Andrew Pullman, founder of City HR consultancy People Risk Solutions, says the pain will be less if you can be realistic about bonuses.
What an apt quote on the financial markets by Warren Buffett:
"It's only when the tide goes out that you discover who's been swimming naked."
Over the last few weeks, given the choppy seas of global markets, many investment bankers and hedge fund managers have been desperately searching for fig leaves!
Forget multi-billion dollar losses on sub-prime conduits and leveraged loans, however; for many individuals, the most important thing now is to try and ensure end of year bonuses don't get too adversely impacted. Is there anything you can do?

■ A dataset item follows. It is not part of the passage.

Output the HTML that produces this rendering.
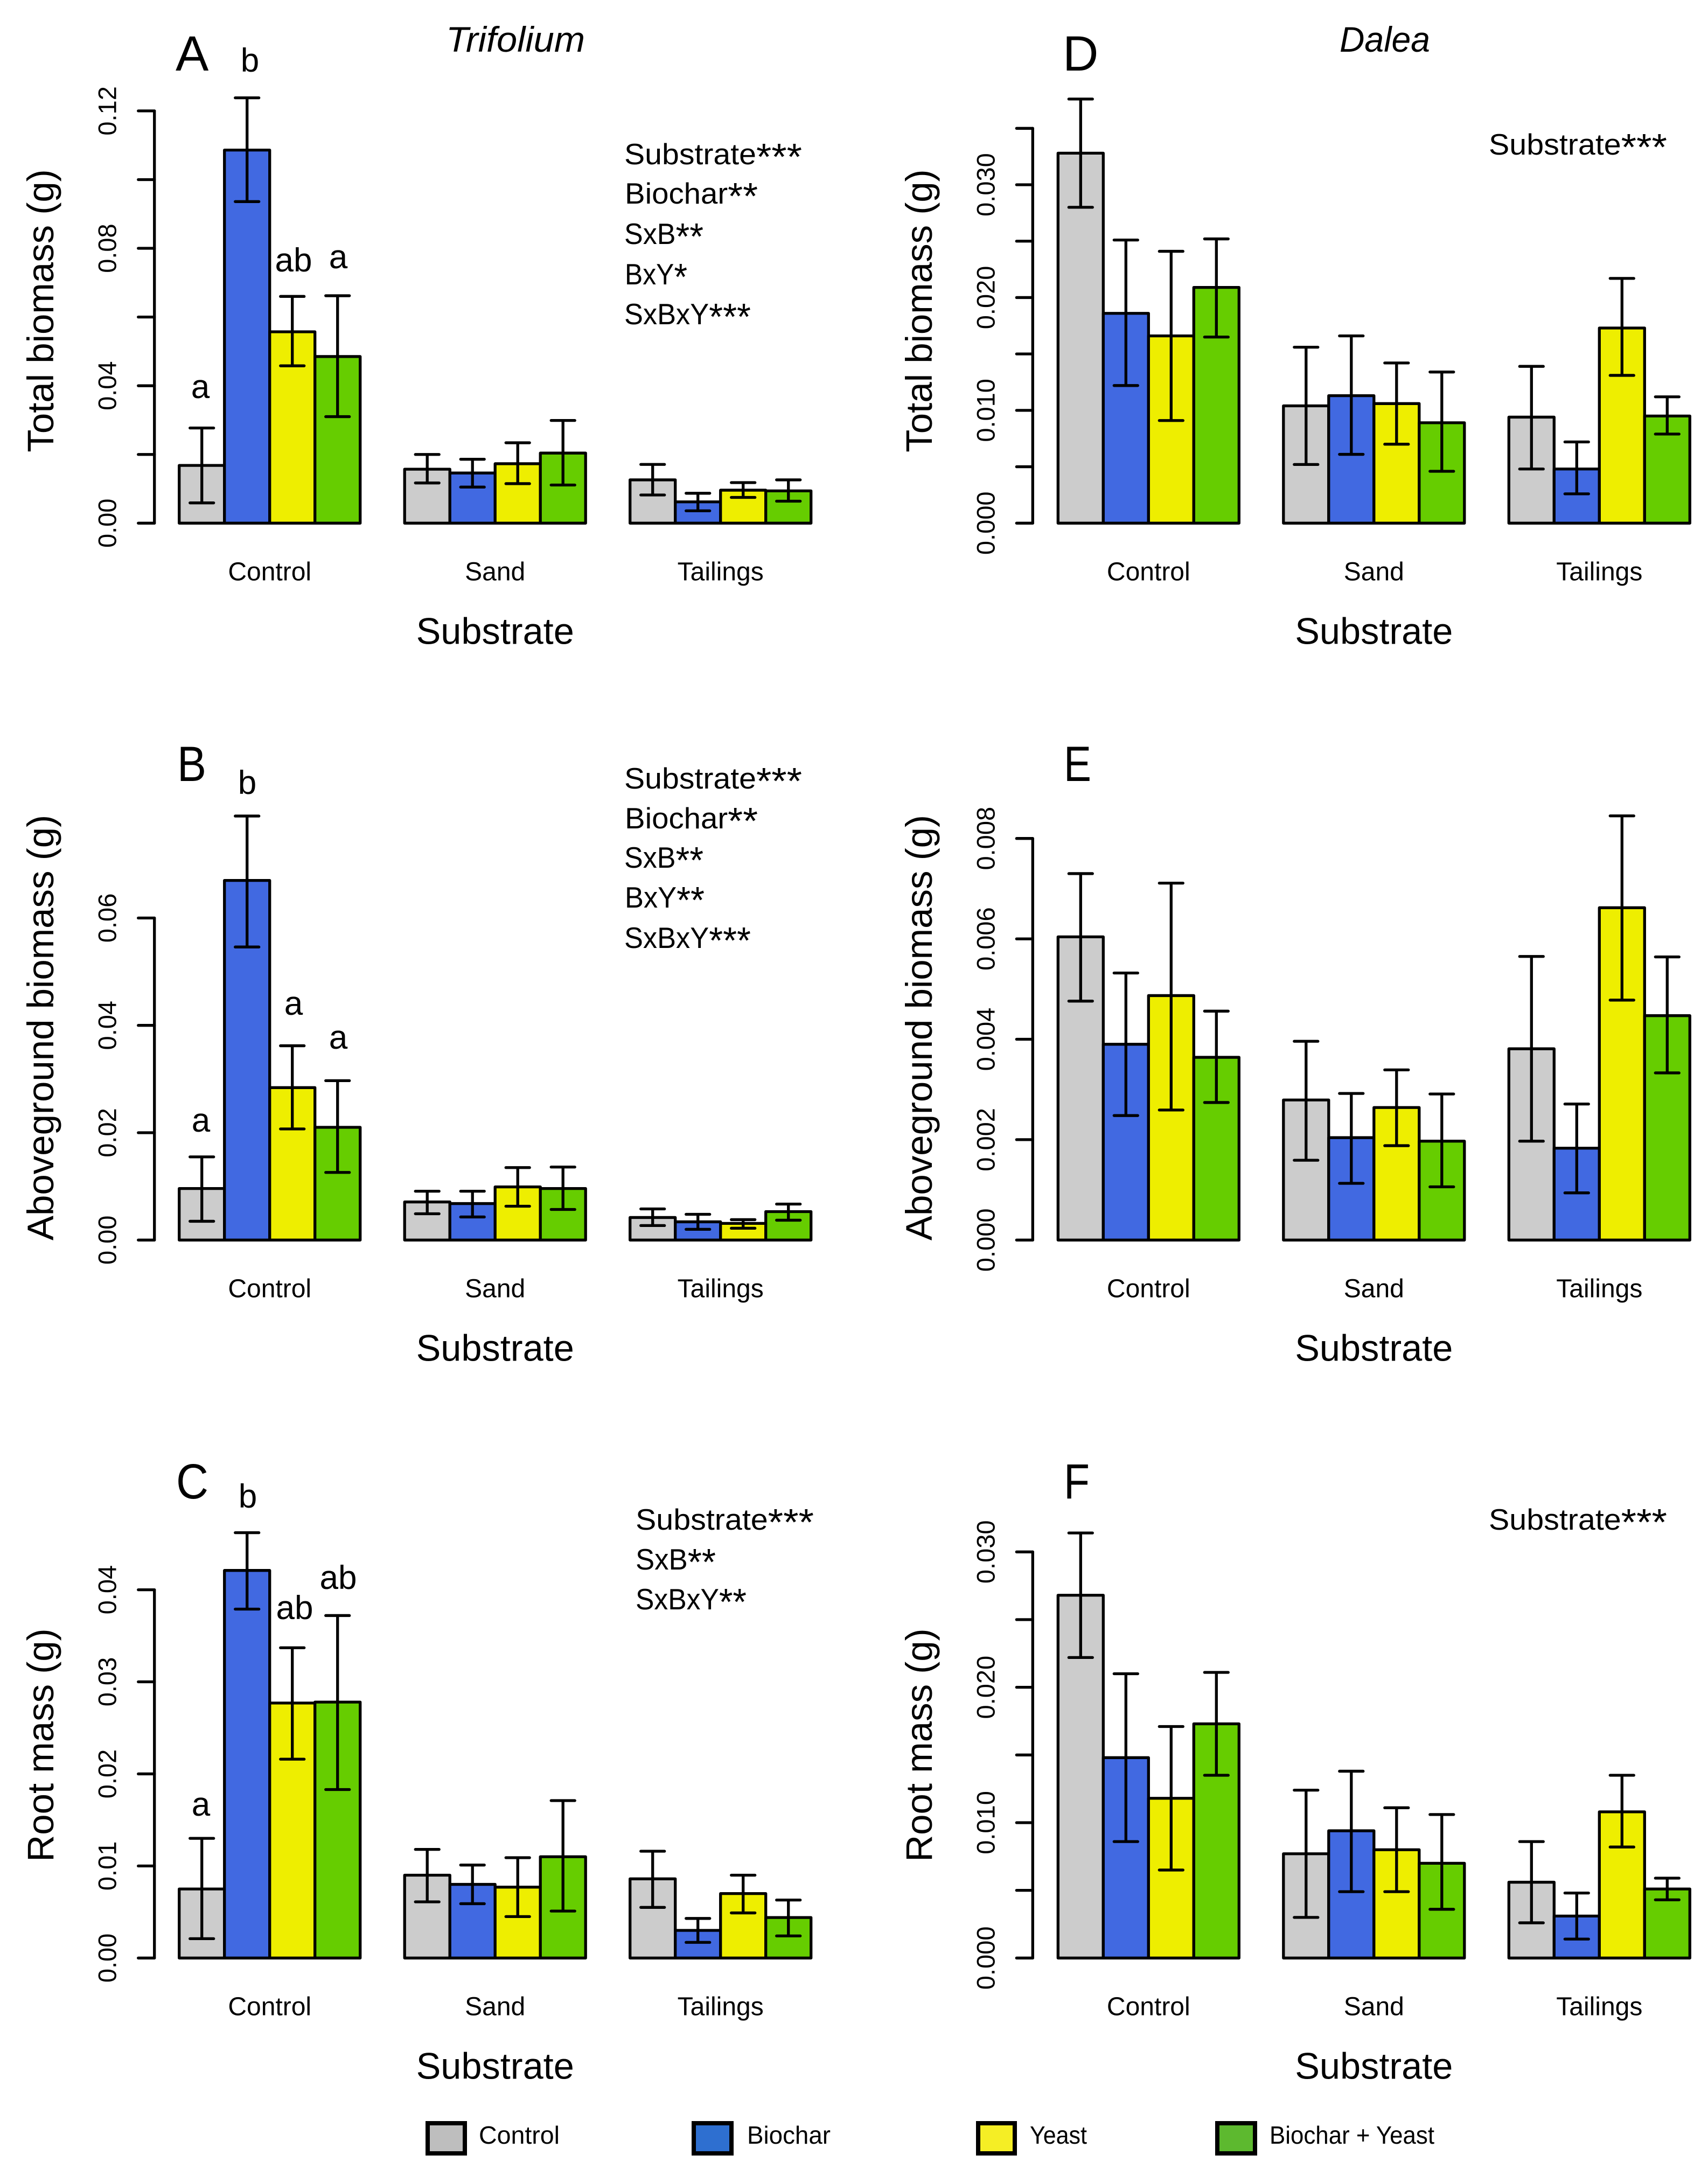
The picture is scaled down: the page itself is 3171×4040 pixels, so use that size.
<!DOCTYPE html>
<html lang="en">
<head>
<meta charset="utf-8">
<title>Biomass bar charts</title>
<style>
html,body{margin:0;padding:0;background:#fff;}
svg{display:block;}
text{font-family:"Liberation Sans",sans-serif;fill:#000;}
</style>
</head>
<body>
<svg id="figure" xmlns="http://www.w3.org/2000/svg" width="3171" height="4040" viewBox="0 0 3171 4040">
<rect x="0" y="0" width="3171" height="4040" fill="#fff"/>

<g id="panels"></g>

<g font-style="italic" font-size="66">
<text x="828" y="96" textLength="258" lengthAdjust="spacingAndGlyphs">Trifolium</text>
<text x="2487" y="96" textLength="168" lengthAdjust="spacingAndGlyphs">Dalea</text>
</g>

<g font-size="92">
<text x="326" y="131">A</text>
<text x="329" y="1450" textLength="54" lengthAdjust="spacingAndGlyphs">B</text>
<text x="327" y="2782" textLength="60" lengthAdjust="spacingAndGlyphs">C</text>
<text x="1973" y="131">D</text>
<text x="1975" y="1450" textLength="51" lengthAdjust="spacingAndGlyphs">E</text>
<text x="1975" y="2782" textLength="48" lengthAdjust="spacingAndGlyphs">F</text>
</g>

<g font-size="62" text-anchor="middle">
<text x="372" y="739">a</text>
<text x="464" y="133">b</text>
<text x="545" y="504">ab</text>
<text x="628" y="498">a</text>
<text x="373" y="2101">a</text>
<text x="459" y="1474">b</text>
<text x="545" y="1884">a</text>
<text x="628" y="1947">a</text>
<text x="373" y="3371">a</text>
<text x="460" y="2799">b</text>
<text x="547" y="3006">ab</text>
<text x="628" y="2950">ab</text>
</g>

<g font-size="55">
<text x="1159" y="305" textLength="330" lengthAdjust="spacingAndGlyphs">Substrate<tspan font-size="70" dy="10">***</tspan></text>
<text x="1160" y="378" textLength="247" lengthAdjust="spacingAndGlyphs">Biochar<tspan font-size="70" dy="10">**</tspan></text>
<text x="1159" y="453" textLength="147" lengthAdjust="spacingAndGlyphs">SxB<tspan font-size="70" dy="10">**</tspan></text>
<text x="1160" y="528" textLength="116" lengthAdjust="spacingAndGlyphs">BxY<tspan font-size="70" dy="10">*</tspan></text>
<text x="1159" y="602" textLength="235" lengthAdjust="spacingAndGlyphs">SxBxY<tspan font-size="70" dy="10">***</tspan></text>

<text x="1159" y="1464" textLength="330" lengthAdjust="spacingAndGlyphs">Substrate<tspan font-size="70" dy="10">***</tspan></text>
<text x="1160" y="1538" textLength="247" lengthAdjust="spacingAndGlyphs">Biochar<tspan font-size="70" dy="10">**</tspan></text>
<text x="1159" y="1611" textLength="147" lengthAdjust="spacingAndGlyphs">SxB<tspan font-size="70" dy="10">**</tspan></text>
<text x="1160" y="1685" textLength="148" lengthAdjust="spacingAndGlyphs">BxY<tspan font-size="70" dy="10">**</tspan></text>
<text x="1159" y="1760" textLength="235" lengthAdjust="spacingAndGlyphs">SxBxY<tspan font-size="70" dy="10">***</tspan></text>

<text x="1180" y="2840" textLength="331" lengthAdjust="spacingAndGlyphs">Substrate<tspan font-size="70" dy="10">***</tspan></text>
<text x="1180" y="2914" textLength="149" lengthAdjust="spacingAndGlyphs">SxB<tspan font-size="70" dy="10">**</tspan></text>
<text x="1180" y="2988" textLength="206" lengthAdjust="spacingAndGlyphs">SxBxY<tspan font-size="70" dy="10">**</tspan></text>

<text x="2764" y="287" textLength="331" lengthAdjust="spacingAndGlyphs">Substrate<tspan font-size="70" dy="10">***</tspan></text>
<text x="2764" y="2840" textLength="331" lengthAdjust="spacingAndGlyphs">Substrate<tspan font-size="70" dy="10">***</tspan></text>
</g>

<g font-size="46">
<g>
<rect x="794" y="3942" width="69" height="56" fill="#BEBEBE" stroke="#000" stroke-width="8"/>
<text x="889" y="3980" textLength="150" lengthAdjust="spacingAndGlyphs">Control</text>
</g>
<g>
<rect x="1288" y="3942" width="70" height="56" fill="#2E6FD0" stroke="#000" stroke-width="8"/>
<text x="1387" y="3980" textLength="155" lengthAdjust="spacingAndGlyphs">Biochar</text>
</g>
<g>
<rect x="1816" y="3942" width="68" height="56" fill="#F5EE25" stroke="#000" stroke-width="8"/>
<text x="1912" y="3980" textLength="106" lengthAdjust="spacingAndGlyphs">Yeast</text>
</g>
<g>
<rect x="2260" y="3942" width="70" height="56" fill="#5DB92F" stroke="#000" stroke-width="8"/>
<text x="2357" y="3980" textLength="306" lengthAdjust="spacingAndGlyphs">Biochar + Yeast</text>
</g>
</g>
</svg>

<script>
// Shared category and series names
const categories = ["Control", "Sand", "Tailings"];
const seriesNames = ["control", "biochar", "yeast", "biochar-yeast"];
const seriesColors = ["#CCCCCC", "#4169E1", "#EEEE00", "#66CD00"];

// Panel A: Trifolium total biomass (4 series in each of 3 substrates)
const aMeans = [0.0168, 0.1086, 0.0557, 0.0485, 0.0157, 0.0146, 0.0173, 0.0204, 0.0126, 0.0062, 0.0096, 0.0094];
const aUpper = [0.0277, 0.1238, 0.0660, 0.0662, 0.0200, 0.0186, 0.0234, 0.0299, 0.0171, 0.0087, 0.0118, 0.0126];
const aLower = [0.0059, 0.0936, 0.0458, 0.0310, 0.0117, 0.0105, 0.0115, 0.0111, 0.0082, 0.0036, 0.0075, 0.0064];
const aTicks = [0, 0.02, 0.04, 0.06, 0.08, 0.10, 0.12];
const aTickLabels = ["0.00", "", "0.04", "", "0.08", "", "0.12"];

// Panel B: Trifolium aboveground biomass
const bMeans = [0.0096, 0.0670, 0.0284, 0.0210, 0.0071, 0.0068, 0.0099, 0.0096, 0.0042, 0.0034, 0.0031, 0.0053];
const bUpper = [0.0155, 0.0790, 0.0362, 0.0297, 0.0091, 0.0091, 0.0135, 0.0136, 0.0058, 0.0048, 0.0038, 0.0067];
const bLower = [0.0035, 0.0546, 0.0207, 0.0126, 0.0049, 0.0043, 0.0063, 0.0057, 0.0027, 0.0020, 0.0022, 0.0037];
const bTicks = [0, 0.02, 0.04, 0.06];
const bTickLabels = ["0.00", "0.02", "0.04", "0.06"];

// Panel C: Trifolium root mass
const cMeans = [0.0075, 0.0421, 0.0277, 0.0278, 0.0090, 0.0080, 0.0077, 0.0110, 0.0086, 0.0030, 0.0070, 0.0044];
const cUpper = [0.0130, 0.0462, 0.0337, 0.0372, 0.0118, 0.0101, 0.0109, 0.0171, 0.0116, 0.0043, 0.0090, 0.0063];
const cLower = [0.0021, 0.0379, 0.0216, 0.0183, 0.0061, 0.0059, 0.0045, 0.0051, 0.0055, 0.0017, 0.0049, 0.0024];
const cTicks = [0, 0.01, 0.02, 0.03, 0.04];
const cTickLabels = ["0.00", "0.01", "0.02", "0.03", "0.04"];

// Panel D: Dalea total biomass
const dMeans = [0.0328, 0.0186, 0.0166, 0.0209, 0.0104, 0.0113, 0.0106, 0.0089, 0.0094, 0.0048, 0.0173, 0.0095];
const dUpper = [0.0376, 0.0251, 0.0241, 0.0252, 0.0156, 0.0166, 0.0142, 0.0134, 0.0139, 0.0072, 0.0217, 0.0112];
const dLower = [0.0280, 0.0122, 0.0091, 0.0165, 0.0052, 0.0061, 0.0070, 0.0046, 0.0048, 0.0026, 0.0131, 0.0079];
const dTicks = [0, 0.005, 0.010, 0.015, 0.020, 0.025, 0.030, 0.035];
const dTickLabels = ["0.000", "", "0.010", "", "0.020", "", "0.030", ""];

// Panel E: Dalea aboveground biomass
const eMeans = [0.00604, 0.00390, 0.00487, 0.00364, 0.00279, 0.00204, 0.00264, 0.00197, 0.00381, 0.00183, 0.00662, 0.00447];
const eUpper = [0.00730, 0.00532, 0.00711, 0.00456, 0.00396, 0.00292, 0.00339, 0.00291, 0.00565, 0.00271, 0.00845, 0.00564];
const eLower = [0.00476, 0.00248, 0.00259, 0.00274, 0.00159, 0.00113, 0.00188, 0.00106, 0.00197, 0.00094, 0.00478, 0.00333];
const eTicks = [0, 0.002, 0.004, 0.006, 0.008];
const eTickLabels = ["0.000", "0.002", "0.004", "0.006", "0.008"];

// Panel F: Dalea root mass
const fMeans = [0.0268, 0.0148, 0.0118, 0.0173, 0.0077, 0.0094, 0.0080, 0.0070, 0.0056, 0.0031, 0.0108, 0.0051];
const fUpper = [0.0314, 0.0210, 0.0171, 0.0211, 0.0124, 0.0138, 0.0111, 0.0106, 0.0086, 0.0048, 0.0135, 0.0059];
const fLower = [0.0222, 0.0086, 0.0065, 0.0135, 0.0030, 0.0049, 0.0049, 0.0036, 0.0026, 0.0014, 0.0082, 0.0043];
const fTicks = [0, 0.005, 0.010, 0.015, 0.020, 0.025, 0.030];
const fTickLabels = ["0.000", "", "0.010", "", "0.020", "", "0.030"];

const SVG_NS = "http://www.w3.org/2000/svg";
const panelsRoot = document.getElementById("panels");

function make(tag, attrs, parent, content) {
  const node = document.createElementNS(SVG_NS, tag);
  for (const key in attrs) node.setAttribute(key, attrs[key]);
  if (content !== undefined) node.textContent = content;
  parent.appendChild(node);
  return node;
}

function drawPanel(cfg) {
  const panel = make("g", {}, panelsRoot);
  
  

  const maxTick = cfg.ticks[cfg.ticks.length - 1];
  const yScale = function (v) { return cfg.base - (v / maxTick) * (cfg.base - cfg.top); };
  const barX = function (g, s) { return cfg.x0 + g * cfg.groupStep + s * cfg.barW; };

  // bars
  cfg.means.forEach(function (value, i) {
    const g = Math.floor(i / 4);
    const s = i % 4;
    const bar = make("rect", {
      x: barX(g, s), y: yScale(value), width: cfg.barW, height: cfg.base - yScale(value),
      fill: seriesColors[s], stroke: "#000", "stroke-width": 5.3, "stroke-linejoin": "round"
    }, panel);
    
    
  });

  // error bars
  cfg.means.forEach(function (value, i) {
    const g = Math.floor(i / 4);
    const s = i % 4;
    const cx = barX(g, s) + cfg.barW / 2;
    const yHi = yScale(cfg.upper[i]);
    const yLo = yScale(cfg.lower[i]);
    const err = make("path", {
      d: "M" + cx + " " + yLo + "V" + yHi +
         "M" + (cx - 22) + " " + yHi + "H" + (cx + 22) +
         "M" + (cx - 22) + " " + yLo + "H" + (cx + 22),
      fill: "none", stroke: "#000", "stroke-width": 5.3, "stroke-linecap": "round"
    }, panel);
    
    
  });

  // y axis
  const axis = make("path", {
    d: "M" + cfg.axisX + " " + yScale(maxTick) + "V" + cfg.base,
    fill: "none", stroke: "#000", "stroke-width": 5.3, "stroke-linecap": "round"
  }, panel);
  
  

  cfg.ticks.forEach(function (t, i) {
    const ty = yScale(t);
    const mark = make("path", {
      d: "M" + (cfg.axisX - 30) + " " + ty + "H" + cfg.axisX,
      fill: "none", stroke: "#000", "stroke-width": 5.3, "stroke-linecap": "round"
    }, panel);
    
    
    if (cfg.tickLabels[i]) {
      const lx = cfg.axisX - 71;
      const lab = make("text", {
        x: lx, y: ty, "font-size": 47, "text-anchor": "middle",
        transform: "rotate(-90 " + lx + " " + ty + ")"
      }, panel, cfg.tickLabels[i]);
      
      
    }
  });

  // y axis title
  const yTitle = make("text", {
    x: cfg.axisX - 187.5, y: cfg.titleY, "font-size": 69, "text-anchor": "middle",
    transform: "rotate(-90 " + (cfg.axisX - 187.5) + " " + cfg.titleY + ")"
  }, panel, cfg.yTitle);
  
  

  // category labels
  categories.forEach(function (name, g) {
    const cx = barX(g, 2);
    const lab = make("text", {
      x: cx, y: cfg.base + 106, "font-size": 48, "text-anchor": "middle"
    }, panel, name);
    
    
  });

  // x axis title
  const xTitle = make("text", {
    x: barX(1, 2), y: cfg.base + 224, "font-size": 68.5, "text-anchor": "middle"
  }, panel, "Substrate");
  
  
}

const leftCol = { x0: 332.7, barW: 84, groupStep: 418.5, axisX: 286.7 };
const rightCol = { x0: 1964.3, barW: 84, groupStep: 418.5, axisX: 1917.3 };

drawPanel(Object.assign({ id: "a", means: aMeans, upper: aUpper, lower: aLower, ticks: aTicks, tickLabels: aTickLabels,
  base: 971.3, top: 205.9, titleY: 577, yTitle: "Total biomass (g)" }, leftCol));
drawPanel(Object.assign({ id: "b", means: bMeans, upper: bUpper, lower: bLower, ticks: bTicks, tickLabels: bTickLabels,
  base: 2302.3, top: 1704.4, titleY: 1908, yTitle: "Aboveground biomass (g)" }, leftCol));
drawPanel(Object.assign({ id: "c", means: cMeans, upper: cUpper, lower: cLower, ticks: cTicks, tickLabels: cTickLabels,
  base: 3635.3, top: 2951.6, titleY: 3240, yTitle: "Root mass (g)" }, leftCol));
drawPanel(Object.assign({ id: "d", means: dMeans, upper: dUpper, lower: dLower, ticks: dTicks, tickLabels: dTickLabels,
  base: 971.3, top: 238.3, titleY: 577, yTitle: "Total biomass (g)" }, rightCol));
drawPanel(Object.assign({ id: "e", means: eMeans, upper: eUpper, lower: eLower, ticks: eTicks, tickLabels: eTickLabels,
  base: 2302.3, top: 1556.7, titleY: 1908, yTitle: "Aboveground biomass (g)" }, rightCol));
drawPanel(Object.assign({ id: "f", means: fMeans, upper: fUpper, lower: fLower, ticks: fTicks, tickLabels: fTickLabels,
  base: 3635.3, top: 2881.3, titleY: 3240, yTitle: "Root mass (g)" }, rightCol));
</script>
</body>
</html>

The short answer, unfortunately, is "very little". The enormity or not of your bonus will be based on a consideration of three things: your own performance, your department's performance, and the performance of the institution as a whole. While you can influence the first, the second and third points are beyond your control. Over two decades' involvement in City bonus rounds has therefore convinced me it's best to enter bonus time with a degree of stoicism. Here's how to achieve it:
Expectations: Have you or your manager managed your expectations before bonuses are announced? Are your expectations realistic against the backdrop of the firm's overall performance? Have you really done as well as you think you have? Even if your expectations are not managed well for you, do it well for yourself and be realistic - you might be surprised.
Emotions: Bonus time is an emotional time for everyone - the payers, the deliverers and the receivers. Try to take the emotion out of it and be objective. Have you analysed your overall performance for the year? Have you been a good team player? What contributions have you made over and above the expectations of your job?
Precedent: Everyone looks back at last year's bonus number and references that amount for this year. Does that always make sense? Most bonus decisions are discretionary and so lots of elements make up the outcome - and often the biggest issue is how much of a bonus pool the organisation can afford. Try and find out how your part of the business has done; how does the profit - or loss - match up to budget?
Individuals cannot legislate for, or normally impact, the overall performance of the firm. However, each individual can assess realistically, if they ask the right questions, what bonus time is likely to look like. By managing your own expectations you are much less likely to be disappointed. You may be swimming naked, but this will at least give you a chance to cover yourself up before you leave the water.